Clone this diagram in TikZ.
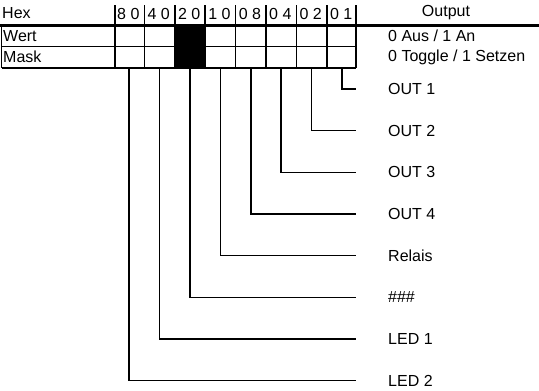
\documentclass[tikz,border=0pt]{standalone}
\usepackage{fontspec}
\setmainfont{Liberation Sans}
\begin{document}
\begin{tikzpicture}[x=1pt,y=-1pt,
  thin line/.style={line width=1.5pt},
  thick line/.style={line width=2.6pt},
  lbl/.style={anchor=west,inner sep=0pt,font=\fontsize{16}{18}\selectfont},
  hexlbl/.style={anchor=west,inner sep=0pt,font=\fontsize{16}{18}\selectfont},
  conn/.style={line width=1.5pt}]
\useasboundingbox (0,0) rectangle (539,391);
% black cell
\fill (174.8,25) rectangle (205.2,68);
% header texts
\node[lbl] (hex) at (2,13) {Hex};
\node[anchor=center,inner sep=0pt,font=\fontsize{16}{18}\selectfont] (out) at (446,13) {Output};
\foreach \t [count=\i from 0] in {8 0,4 0,2 0,1 0,0 8,0 4,0 2,0 1}{
  \node[hexlbl] (h\i) at (117+30.4*\i,14) {\t};
}
% rows
\node[lbl] (wert) at (3,36) {Wert};
\node[lbl] (mask) at (3,57) {Mask};
\node[lbl] (wertout) at (388,36) {0 Aus / 1 An};
\node[lbl] (maskout) at (388,57) {0 Toggle / 1 Setzen};
% grid
\draw[thin line] (1.5,25) -- (1.5,68);
\draw[thin line] (1.5,46.7) -- (356,46.7);
\draw[thin line] (1.5,68) -- (356,68);
\foreach \k in {1,...,7}{
  \draw[thin line] (114+30.4*\k,5) -- (114+30.4*\k,68);
}
\draw[thick line] (115,5) -- (115,68);
\draw[thick line] (356,5) -- (356,68);
\draw[thick line] (0,25.5) -- (539,25.5);
% connectors
\foreach \k/\y/\t [count=\n] in {7/89/OUT 1,6/130.7/OUT 2,5/172.3/OUT 3,4/214/OUT 4,3/255.7/Relais,2/297.3/\#\#\#,1/339/LED 1,0/380.7/LED 2}{
  \coordinate (b\n) at (129.2+30.4*\k,68);
  \coordinate (e\n) at (356,\y);
  \node[lbl] (o\n) at (388,\y) {\t};
  \draw[conn] (b\n) |- (e\n);
}
\end{tikzpicture}
\end{document}
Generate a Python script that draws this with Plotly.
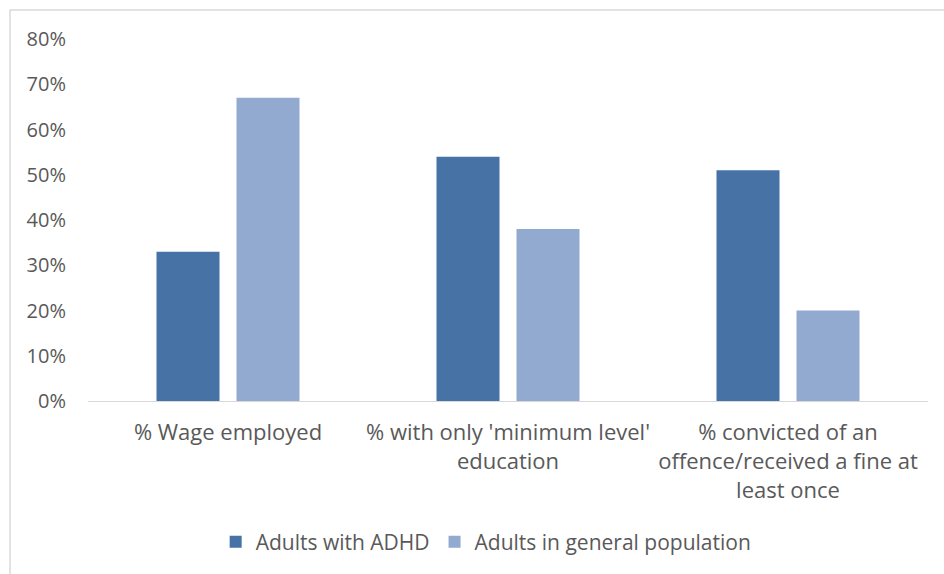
import plotly.graph_objects as go

categories = ["% Wage employed",
              "% with only 'minimum level'<br>education",
              "% convicted of an<br>offence/received a fine at<br>least once"]
adhd = [0.33, 0.54, 0.51]
general = [0.67, 0.38, 0.20]
series_names = ["Adults with ADHD", "Adults in general population"]
y_ticks = [0, 0.1, 0.2, 0.3, 0.4, 0.5, 0.6, 0.7, 0.8]

FONT = "Open Sans"
GREY = "#595959"

fig = go.Figure()
fig.add_trace(go.Bar(x=categories, y=adhd, name=series_names[0],
                     marker=dict(color="#4672A6", line=dict(width=0))))
fig.add_trace(go.Bar(x=categories, y=general, name=series_names[1],
                     marker=dict(color="#92A9D0", line=dict(width=0))))

fig.update_layout(
    width=944, height=574,
    margin=dict(l=88, r=16, t=39, b=173, pad=0),
    paper_bgcolor="white", plot_bgcolor="white",
    barmode="group", bargap=0.4286, bargroupgap=0.2125,
    font=dict(family=FONT, color=GREY, size=20),
    legend=dict(orientation="h", x=0.474, xanchor="center", y=-0.39, yanchor="middle",
                font=dict(size=21, color=GREY), itemwidth=30, traceorder="normal"),
    xaxis=dict(showgrid=False, showline=True, linecolor="#D9D9D9", linewidth=1,
               ticks="", tickfont=dict(size=22, color=GREY), zeroline=False,
               ticklabelstandoff=12),
    yaxis=dict(range=[0, 0.8], tickvals=y_ticks, tickformat=".0%", showgrid=False,
               zeroline=False, showline=False, ticks="outside", ticklen=17,
               tickcolor="rgba(0,0,0,0)", tickfont=dict(size=20, color=GREY)),
    shapes=[dict(type="rect", xref="paper", yref="paper",
                 x0=(10 - 88) / 840, x1=1.2, y0=-0.7, y1=1 + 29 / 362,
                 line=dict(color="#D9D9D9", width=1.5), fillcolor="rgba(0,0,0,0)", layer="below")],
)

fig.write_html("out.html")
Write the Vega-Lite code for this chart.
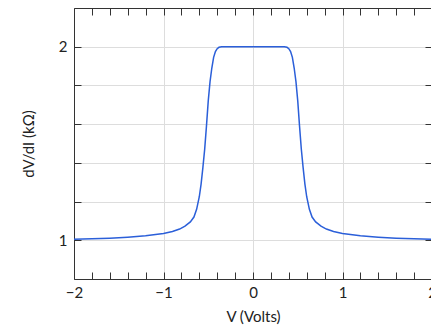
{
  "$schema": "https://vega.github.io/schema/vega-lite/v6.json",
  "width": 358,
  "height": 271,
  "autosize": {"type": "none"},
  "padding": {"left": 74, "top": 8, "right": 0, "bottom": 49},
  "data": {"values": [
    {"V": -2.0, "R": 1.005}, {"V": -1.8, "R": 1.008}, {"V": -1.6, "R": 1.011}, {"V": -1.4, "R": 1.016},
    {"V": -1.2, "R": 1.023}, {"V": -1.0, "R": 1.035}, {"V": -0.9, "R": 1.045}, {"V": -0.82, "R": 1.058},
    {"V": -0.76, "R": 1.073}, {"V": -0.7, "R": 1.095}, {"V": -0.66, "R": 1.12}, {"V": -0.63, "R": 1.16},
    {"V": -0.6, "R": 1.225}, {"V": -0.58, "R": 1.29}, {"V": -0.56, "R": 1.375}, {"V": -0.54, "R": 1.47},
    {"V": -0.52, "R": 1.59}, {"V": -0.5, "R": 1.72}, {"V": -0.48, "R": 1.82}, {"V": -0.46, "R": 1.89},
    {"V": -0.44, "R": 1.945}, {"V": -0.42, "R": 1.975}, {"V": -0.4, "R": 1.99}, {"V": -0.38, "R": 1.997},
    {"V": -0.35, "R": 2.0}, {"V": -0.2, "R": 2.0}, {"V": 0.0, "R": 2.0}, {"V": 0.2, "R": 2.0},
    {"V": 0.35, "R": 2.0}, {"V": 0.38, "R": 1.997}, {"V": 0.4, "R": 1.99}, {"V": 0.42, "R": 1.975},
    {"V": 0.44, "R": 1.945}, {"V": 0.46, "R": 1.89}, {"V": 0.48, "R": 1.82}, {"V": 0.5, "R": 1.72},
    {"V": 0.52, "R": 1.59}, {"V": 0.54, "R": 1.47}, {"V": 0.56, "R": 1.375}, {"V": 0.58, "R": 1.29},
    {"V": 0.6, "R": 1.225}, {"V": 0.63, "R": 1.16}, {"V": 0.66, "R": 1.12}, {"V": 0.7, "R": 1.095},
    {"V": 0.76, "R": 1.073}, {"V": 0.82, "R": 1.058}, {"V": 0.9, "R": 1.045}, {"V": 1.0, "R": 1.035},
    {"V": 1.2, "R": 1.023}, {"V": 1.4, "R": 1.016}, {"V": 1.6, "R": 1.011}, {"V": 1.8, "R": 1.008},
    {"V": 2.0, "R": 1.005}
  ]},
  "config": {
    "view": {"stroke": null},
    "axis": {
      "domainColor": "#333333", "tickColor": "#333333", "domainWidth": 1, "tickWidth": 1,
      "labelFont": "Lato", "titleFont": "Lato", "labelFontSize": 15, "titleFontSize": 15,
      "labelColor": "#222222", "titleColor": "#222222", "titleFontWeight": "normal",
      "gridColor": "#dddddd", "gridWidth": 1, "labelFlush": false, "labelOverlap": false
    }
  },
  "layer": [
    {
      "mark": {"type": "line", "color": "#2b5fd9", "strokeWidth": 1.5, "clip": true},
      "encoding": {
        "x": {"field": "V", "type": "quantitative", "scale": {"domain": [-2, 2], "nice": false, "zero": false},
          "axis": {"orient": "bottom", "values": [-2, -1.8, -1.6, -1.4, -1.2, -1, -0.8, -0.6, -0.4, -0.2, 0, 0.2, 0.4, 0.6, 0.8, 1, 1.2, 1.4, 1.6, 1.8, 2],
            "format": "~g", "grid": true, "tickSize": -7, "labelPadding": 13, "title": "V (Volts)", "titlePadding": 9,
            "labelExpr": "abs(datum.value - round(datum.value)) < 0.01 ? datum.label : ''",
            "gridOpacity": {"condition": {"test": "abs(datum.value - round(datum.value)) < 0.01", "value": 1}, "value": 0},
            "encode": {"ticks": {"update": {"y2": {"signal": "abs(datum.value - round(datum.value)) < 0.01 ? -7 : -4"}}}}}},
        "y": {"field": "R", "type": "quantitative", "scale": {"domain": [0.8, 2.2], "nice": false, "zero": false},
          "axis": {"orient": "left", "values": [1, 1.2, 1.4, 1.6, 1.8, 2], "format": "~g", "grid": true, "tickSize": -7, "labelPadding": 14,
            "labelExpr": "datum.value == 1 || datum.value == 2 ? datum.label : ''", "title": "dV/dI (kΩ)", "titlePadding": 22}}
      }
    },
    {
      "mark": {"type": "line", "opacity": 0},
      "encoding": {
        "x": {"field": "V", "type": "quantitative",
          "axis": {"orient": "top", "values": [-2, -1.8, -1.6, -1.4, -1.2, -1, -0.8, -0.6, -0.4, -0.2, 0, 0.2, 0.4, 0.6, 0.8, 1, 1.2, 1.4, 1.6, 1.8, 2],
            "grid": false, "tickSize": -7, "labels": false, "title": null,
            "encode": {"ticks": {"update": {"y2": {"signal": "abs(datum.value - round(datum.value)) < 0.01 ? 7 : 4"}}}}}},
        "y": {"field": "R", "type": "quantitative",
          "axis": {"orient": "right", "values": [1, 1.2, 1.4, 1.6, 1.8, 2], "grid": false, "tickSize": -7, "labels": false, "title": null}}
      }
    }
  ],
  "resolve": {"axis": {"x": "independent", "y": "independent"}}
}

◆ ◆ ◆ ◆ ◆

The problem ::
Can you give again only the lines between the one containing "Generate a Python" and the one containing "import plotly.graph_objects as go", counting both, exactly as they appear and without any pictures?

Answer to this problem ::
Generate a Python script that draws this with Plotly.
import plotly.graph_objects as go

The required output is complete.